Grace is Gone
Kelly Ana Morey
Penguin, $28.00,
ISBN 0143019406
Rhythm
Rebekah Palmer
Penguin, $28.00,
ISBN 0143019058
In 2004 Penguin published second books by two of New Zealand’s emerging novelists. Kelly Ana Morey was recipient of the Todd New Writers’ Bursary for 2003, and her first novel Bloom won the Montana Best First Book Award for that year. Grace is Gone is peopled with ghosts, animals and a whanau with 12 half-sisters at its centre. They share the same father, Billy Flower, and all have loosely linked botanical names. Cherry Sprite, the protagonist, arrives back in her fictitious home town of Meridian, after 17 years and the break-up of a relationship with her photographer-colleague and partner.
From here on the reader is introduced to a host of other characters, though I hesitate to call them that. This, to me, is the novel’s main weakness: too many names and nothing to distinguish between them. If your heart sinks at the thought of a main character called Cherry Sprite, you will no doubt have difficulty with ghosts doing crossword puzzles and uttering snippets of well-grounded advice. Grace is one of these ghosts, a life-long friend of Cherry’s.
Morey’s writing has a light, ethereal quality. The prologue is an endearing portrait of a small New Zealand town from decades ago. She has a knack for creating conversations between friends and acquaintances over tea or beer or barbecues or at beaches or on horseback.
But on the whole, I found Grace is Gone disappointing, mainly because the characters weren’t fleshed out enough for me to identify with. By the end of the novel I was still wondering about mother/daughter connections. Also, I was annoyed with these women. Were they so vulnerable to Billy’s charms that they were happy to be cast aside afterwards? Was there no bitterness in any of them? He is undeserving of their unspoken respect, and that of his daughters, who have received little in the way of support from him over the years. To start with, who is paying the bills? Billy is not stressed enough to be paying out child support for all those daughters still under the age of 18. They demand little, if anything, except for his initial sperm deposit.
This could have made a really good novel, full of conflict and fun. And Morey can do fun: Billy and Lilith trying to decide whether, in her I’m coming home phone call, Cherry has mentioned divorce or a horse, for instance. Morey is a playful writer, her prose is quirky, up-beat, and mystical.

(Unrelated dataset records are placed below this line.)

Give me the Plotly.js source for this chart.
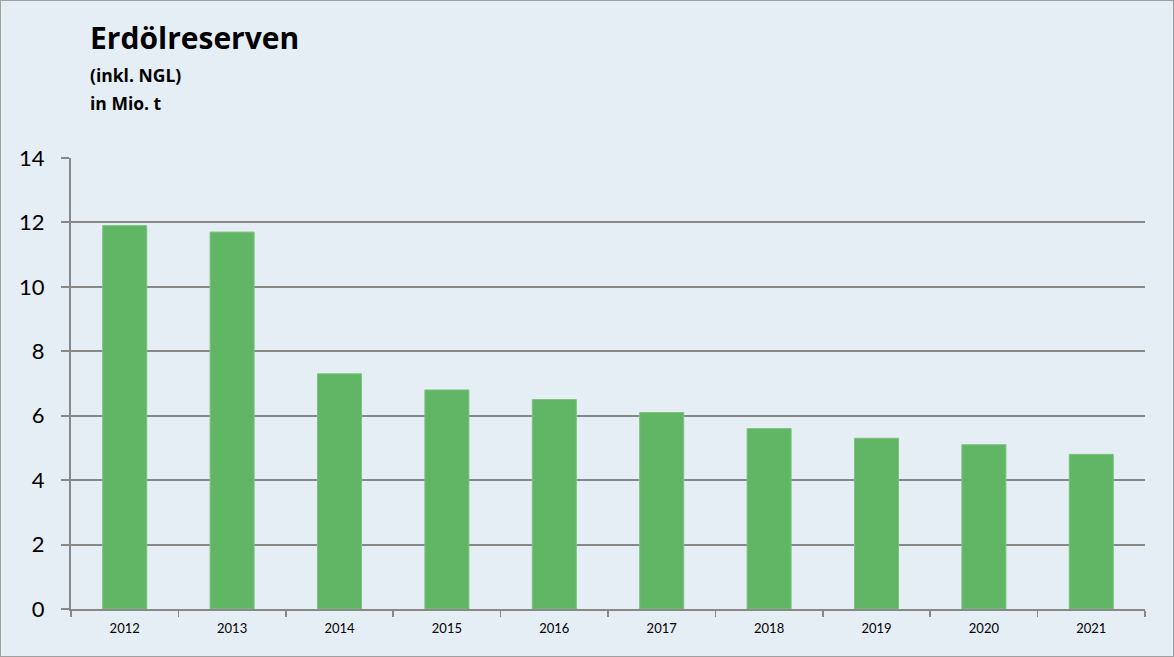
<!DOCTYPE html>
<html><head><meta charset="utf-8">
<script src="https://cdn.plot.ly/plotly-3.0.1.min.js"></script>
<style>html,body{margin:0;padding:0;background:#fff}#c{width:1172px;height:655px;border:1px solid #a0a0a0}</style>
</head><body><div id="c"></div>
<script>
const years = ["2012","2013","2014","2015","2016","2017","2018","2019","2020","2021"];
const reserves = [11.9, 11.7, 7.3, 6.8, 6.5, 6.1, 5.6, 5.3, 5.1, 4.8];
const yTicks = [0,2,4,6,8,10,12,14];
const titleText = "Erdölreserven";
const subLines = ["(inkl. NGL)", "in Mio. t"];

const font = "Lato, 'Open Sans', sans-serif";
const tfont = "'Open Sans', sans-serif";
Plotly.newPlot("c", [{
  type: "bar", x: years, y: reserves,
  marker: {color: "#60b664", line: {color: "#7cc47f", width: 1}},
  hoverinfo: "x+y"
}], {
  width: 1172, height: 655,
  paper_bgcolor: "#e6eef5", plot_bgcolor: "#e6eef5",
  margin: {l: 70, r: 28, t: 157, b: 47},
  bargap: 0.59,
  showlegend: false,
  font: {family: font, color: "#000"},
  xaxis: {type: "category", tickfont: {size: 13}, ticks: "outside", tickson: "boundaries",
          ticklen: 6, tickcolor: "#888", tickwidth: 1.5, showline: true, linecolor: "#888", linewidth: 2,
          showgrid: false, zeroline: false, ticklabelstandoff: 6},
  yaxis: {range: [0, 14], tickvals: yTicks, tickfont: {size: 22}, ticks: "outside", ticklen: 8,
          tickcolor: "#888", tickwidth: 2, showline: true, linecolor: "#888", linewidth: 2,
          gridcolor: "#888", gridwidth: 2, zeroline: false, ticklabelstandoff: 12},
  annotations: [
    {text: "<b>" + titleText + "</b>", xref: "paper", yref: "paper", x: 0, y: 1, xanchor: "left", yanchor: "top",
     xshift: -70 + 87, yshift: 157 - 14, showarrow: false, font: {size: 30, family: tfont}},
    {text: "<b>" + subLines[0] + "</b>", xref: "paper", yref: "paper", x: 0, y: 1, xanchor: "left", yanchor: "top",
     xshift: -70 + 87, yshift: 157 - 60, showarrow: false, font: {size: 17.5, family: tfont}},
    {text: "<b>" + subLines[1] + "</b>", xref: "paper", yref: "paper", x: 0, y: 1, xanchor: "left", yanchor: "top",
     xshift: -70 + 87, yshift: 157 - 88, showarrow: false, font: {size: 17.5, family: tfont}}
  ]
}, {displayModeBar: false, staticPlot: true});
</script></body></html>
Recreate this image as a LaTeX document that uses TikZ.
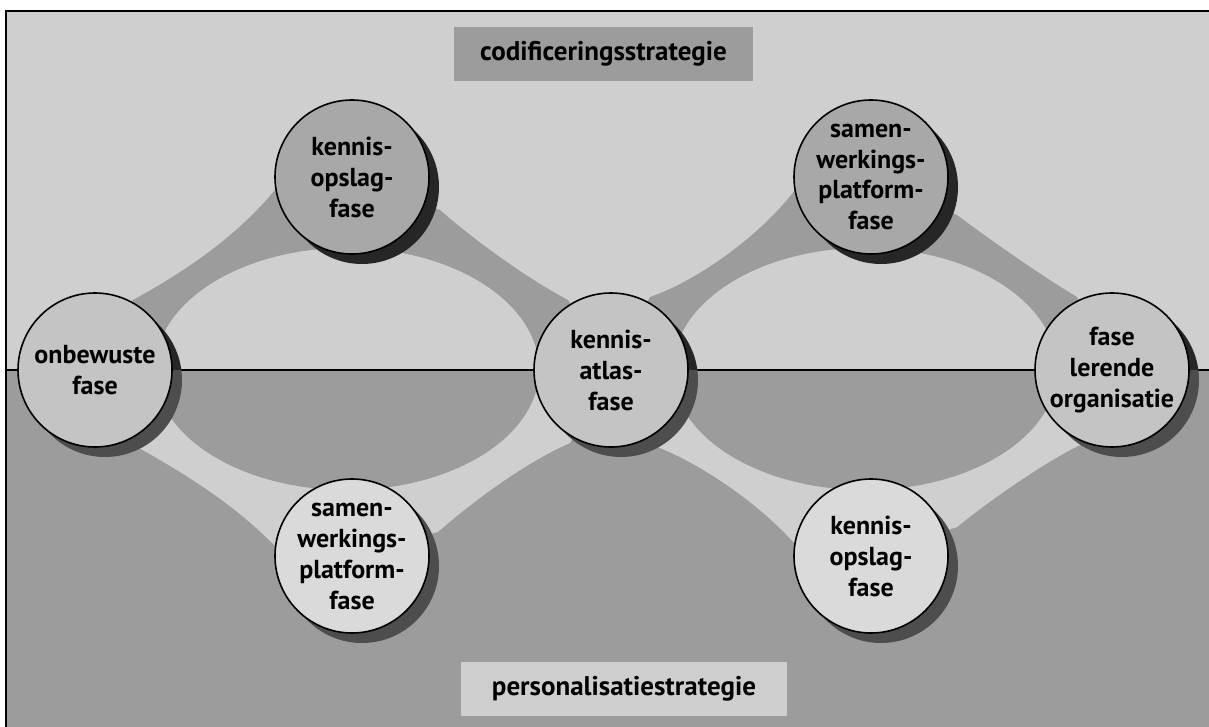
\documentclass[tikz,border=0pt]{standalone}
\usepackage{fontspec}
\setmainfont{PT Sans}
\definecolor{bglight}{HTML}{CFCFCF}
\definecolor{bgdark}{HTML}{9C9C9C}
\definecolor{cmid}{HTML}{C4C4C4}
\definecolor{ctop}{HTML}{A8A8A8}
\definecolor{cbot}{HTML}{DADADA}
\definecolor{shtop}{HTML}{262626}
\definecolor{shbot}{HTML}{4D4D4D}
\begin{document}
\begin{tikzpicture}[x=0.5pt,y=-0.5pt,
  phase/.style={circle, draw=black, line width=0.8pt, minimum size=77pt,
    inner sep=0pt, outer sep=0pt, align=center,
    font=\fontsize{13}{15.5}\selectfont\bfseries},
  labelbox/.style={inner sep=0pt, minimum width=149.5pt, minimum height=27pt,
    font=\fontsize{13.5}{16}\selectfont\bfseries}]
\useasboundingbox (0,0) rectangle (1209,727);
% backgrounds
\fill[bglight] (6,11) rectangle (1215,370);
\fill[bgdark] (6,370) rectangle (1215,735);
% circle centres
\coordinate (p1) at (95,370);
\coordinate (p2) at (352,177);
\coordinate (p3) at (611,370);
\coordinate (p4) at (352,556);
\coordinate (p5) at (1112,370);
\coordinate (p6) at (871,177);
\coordinate (p7) at (871,556);
% top band (dark)
\fill[bgdark] (p1) -- (133,300) .. controls (186,271) and (237,236) .. (275,190)
  -- (p2) -- (440,210) .. controls (474,240) and (528,279) .. (568,300)
  -- (p3) -- (650,297) .. controls (697,281) and (760,236) .. (795,190)
  -- (p6) -- (957,215) .. controls (990,240) and (1045,278) .. (1077,297)
  -- (p5) -- cycle;
\begin{scope}
  \clip (0,0) rectangle (1209,370);
  \fill[bglight] (347,370) ellipse [x radius=192, y radius=122];
  \fill[bglight] (865,370) ellipse [x radius=192, y radius=122];
\end{scope}
% bottom band (light)
\fill[bglight] (p1) -- (130,443) .. controls (183,472) and (234,504) .. (274,545)
  -- (p4) -- (438,532) .. controls (474,500) and (528,461) .. (570,443)
  -- (p3) -- (652,445) .. controls (697,461) and (758,502) .. (796,545)
  -- (p7) -- (957,527) .. controls (990,500) and (1045,462) .. (1080,445)
  -- (p5) -- cycle;
\begin{scope}
  \clip (0,370) rectangle (1209,727);
  \fill[bgdark] (347,370) ellipse [x radius=192, y radius=120];
  \fill[bgdark] (865,370) ellipse [x radius=192, y radius=120];
\end{scope}
% frame and middle line
\coordinate (fl) at (6,370);
\coordinate (fr) at (1215,370);
\draw[line width=1pt] (fl) -- (fr);
\draw[line width=1.2pt] (6,735) -- (6,11) -- (1215,11);
% shadows
\begin{scope}
  \clip (0,0) rectangle (1209,370);
  \foreach \p in {p1,p2,p3,p5,p6}
    \fill[shtop] ([shift={(10,10)}]\p) circle [radius=77];
\end{scope}
\begin{scope}
  \clip (0,370) rectangle (1209,727);
  \foreach \p in {p1,p3,p4,p5,p7}
    \fill[shbot] ([shift={(10,10)}]\p) circle [radius=77];
\end{scope}
% circles
\node[phase, fill=cmid] (c1) at (p1) {onbewuste\\fase};
\node[phase, fill=ctop] (c2) at (p2) {kennis-\\opslag-\\fase};
\node[phase, fill=cmid] (c3) at (p3) {kennis-\\atlas-\\fase};
\node[phase, fill=cbot] (c4) at (p4) {samen-\\werkings-\\platform-\\fase};
\node[phase, fill=cmid] (c5) at (p5) {fase\\lerende\\organisatie};
\node[phase, fill=ctop] (c6) at (p6) {samen-\\werkings-\\platform-\\fase};
\node[phase, fill=cbot] (c7) at (p7) {kennis-\\opslag-\\fase};
% labels
\node[labelbox, fill=bgdark] (top) at (603.5,54) {codificeringsstrategie};
\node[labelbox, fill=bglight, minimum width=163pt] (bot) at (624,689) {personalisatiestrategie};
\end{tikzpicture}
\end{document}
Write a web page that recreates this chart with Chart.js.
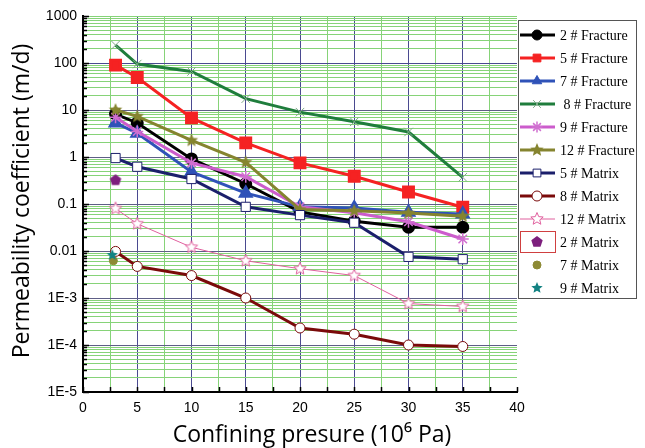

In places it is evocative, creating long-lasting images and scenes: chasing waves on the beach, watching fireworks, riding horses through the forest. And some of the subtle frissons that pass between characters are quite sensual: “A faint shiver of loss flickered down Lilith’s spine” and “Lilith had spent most of her adult life catching moments with both hands and using them to calm her collection of storms and cyclones.” But overall I felt we needed fewer drugs and more cohesion. The writing verges on overdone, and I longed for more assiduous editing.
Rhythm by Rebekah Palmer is much faster moving and more grounded. There are three main characters, each is drawn clearly and tells part of the story. Ade falls in love – or lust – with Cara at their first meeting, and sets himself the immediate task of getting to know her better, despite the existence of her therapist husband Michael. The characters are very much city dwellers against a backdrop of financial security. They have well-paid jobs and live in comfortable flats.
Ade is a drummer in a percussion band – Pulse – hence the novel’s title. He takes Cara along to practices, teaches her techniques and beats and styles. They attend films and musical performances. At first Michael’s and Ade’s own schedules prevent them from meeting: Michael has conferences and Ade accompanies Pulse on a tour. Palmer does a good job of evoking the misery this kind of low-budget, low-expectation tour can induce. The band members argue, and Ade feels he has moved on, that there are many places he’d rather be.
Michael becomes preoccupied with a new client, Vincent, who shares more information than Michael is used to on a professional basis. He finds himself giving more details than he intends to about his own personal life – his concerns about Cara and her relationship with Ade – and feels exposed. He is trying to be clinical about this, to allow her the freedom to move to the edge of what he thinks are reasonable, non-possessive boundaries, to give her the freedom to explore these without his interference. But practice and theory prove quite different, and his convictions are tested as Vincent moves uncomfortably close.
The character with the least depth is Cara. She is “lovely”, “beautiful” and “luminous”, but lacks qualities which distinguish her from anyone else in the book, despite Ade’s obsession with her. A bit more work on this might have given the book more impact. Palmer has worked as a freelance editor and journalist. Her style reflects this: it is spare and fast-moving. Her characters are believable and have their own problems and anxieties to deal with. They are imperfect, which is refreshing. I enjoyed the intellectual nature of this novel, and the subtlety and dryness of the humour.
Bronwyn Tate is a Palmerston North writer.